Lake Baikal (Russian: о́зеро Байка́л Ozero Baykal, pronounced [ˈozʲɪrə bʌjˈkɑl], Buryat: Байгал нуур Baygal nuur) is in Southern Siberia in Russia, located between Irkutsk Oblast to the northwest and the Buryat Republic to the southeast, near the city of Irkutsk. It is also known as the "Blue Eye of Siberia". It contains more water than all the North American Great Lakes combined.
At 1,637 meters (5,371 ft), Lake Baikal is the deepest lake in the world, and the largest freshwater lake in the world by volume, holding approximately twenty percent of the world's total surface fresh water. Like Lake Tanganyika, Lake Baikal was formed in an ancient rift valley and therefore is long and crescent-shaped with a surface area (31,500 km²) less than half that of Lake Superior or Lake Victoria. Baikal is home to more than 1,700 species of plants and animals, two thirds of which can be found nowhere else in the world and was declared a UNESCO World Heritage Site in 1996. At more than 25 million years old, it is the oldest lake in the world.
While Lake Baikal was known as the "North Sea" in historical Chinese texts, it was situated in the then Xionu territory and very little was known about Lake Baikal until the Trans-Siberian railway was built between 1896 and 1902. The scenic loop encircling Lake Baikal needed 200 bridges and 33 tunnels.

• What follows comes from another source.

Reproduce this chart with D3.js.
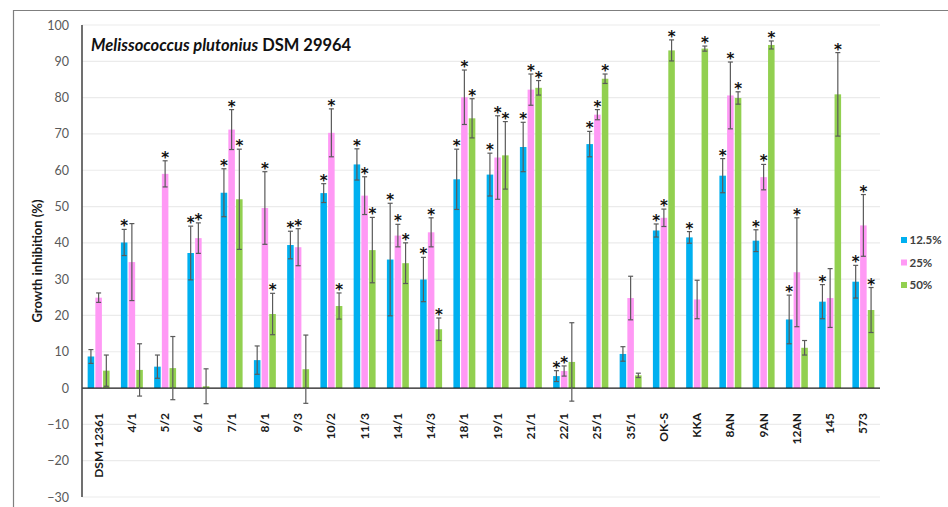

As this railway was being built, a large hydrogeographical expedition headed by F.K. Drizhenko produced the first detailed atlas of the contours of Baikal's depths. The atlas demonstrated that Lake Baikal has more water than all of North America's Great Lakes combined — 23,600 cubic kilometers (5,662.4 cu mi), about one fifth of the total fresh water on the earth. However, in surface area, it is exceeded by the much shallower Great Lakes Superior, Huron and Michigan in North America, as well as by the relatively shallow Lake Victoria in East Africa. Known as the "Galápagos of Russia", its age and isolation have produced some of the world's richest and most unusual freshwater fauna, which is of exceptional value to evolutionary science.